I actually looked over my shoulder -- I had the distinct physical back-of-my-neck sense that she was behind me to my left, looking interestedly at me and my work -- but of course there was nothing to see. But I couldn't deny the perception that someone was there, I knew exactly who, and I was thrilled that she was there, however briefly or inexplicably. It was a little scary, but my main feeling was joy -- elation that she was there, tinged with disbelief, and disbelief at my disbelief -- something weird and Extra was happening to me, and it felt totally real!

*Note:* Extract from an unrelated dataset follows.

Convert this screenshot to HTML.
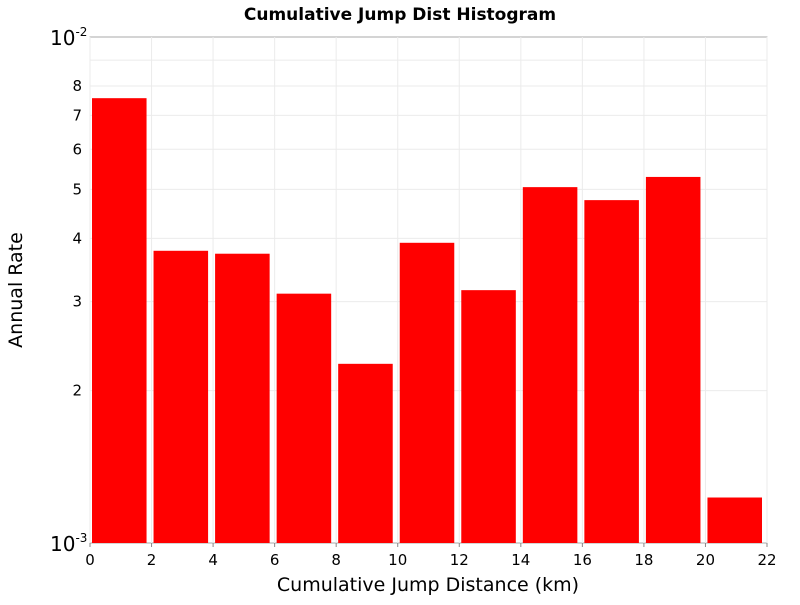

"Hi, Mom," I whispered a little hoarsely, blinking back the tears. "I'm all right. I really miss you. 'Preciate the drop-by. I'll be seeing you."

The tingly feeling, the sense of presence, the joy gradually faded to background levels, and I resumed writing my user manual.
posted by pax digita at 6:34 AM on November 1, 2006


I've enthused about MRJ before on AskMeFi. He is the greatest writer of ghost stories in English. Spare a glance, too, for the original illustrations by James McBryde, including A hand like the hand in the picture (from 'Canon Alberic's Scrapbook'), Looking up in an attitude of painful anxiety and It leapt towards him upon the instant (from 'Oh Whistle'). They are wonderfully atmospheric.

It's hard to pick a favourite among the stories, but I particularly like Count Magnus, possibly the darkest of them all. 'Doctors, he knows, would call him mad, policemen would laugh at him. The parson is away. What can he do but lock his door and cry to God?'

As a manuscripts curator, I also have a professional interest in MRJ, who was a great manuscripts expert and wrote the first modern guide to cataloguing medieval manuscripts. Many of his ghost stories are, of course, about manuscripts and the people who work with them. One story, 'Casting the Runes', is an awful warning to all librarians and curators, never to tell one reader what another reader has been working on. Another, 'The Tractate Middoth', is set in the rare-book stacks of Cambridge University Library. Our own stacks are clean and well-lit, but I sometimes wonder what I would do if, working late in the stacks one evening, I saw, out of the corner of my eye, a creature in white darting in and out between the bookcases.
posted by verstegan at 10:05 AM on November 1, 2006 [1 favorite]


You can find DVDs of: A Warning to the Curious here, The Signalman here, Whistle and I'll come to you here, but sadly The Stalls of Barchester (which is extremely well adapted in its early BBC airing) doesn't look like it's on DVD yet. These are likely to be Region 2, but even if you're from another region, they're really well worth it.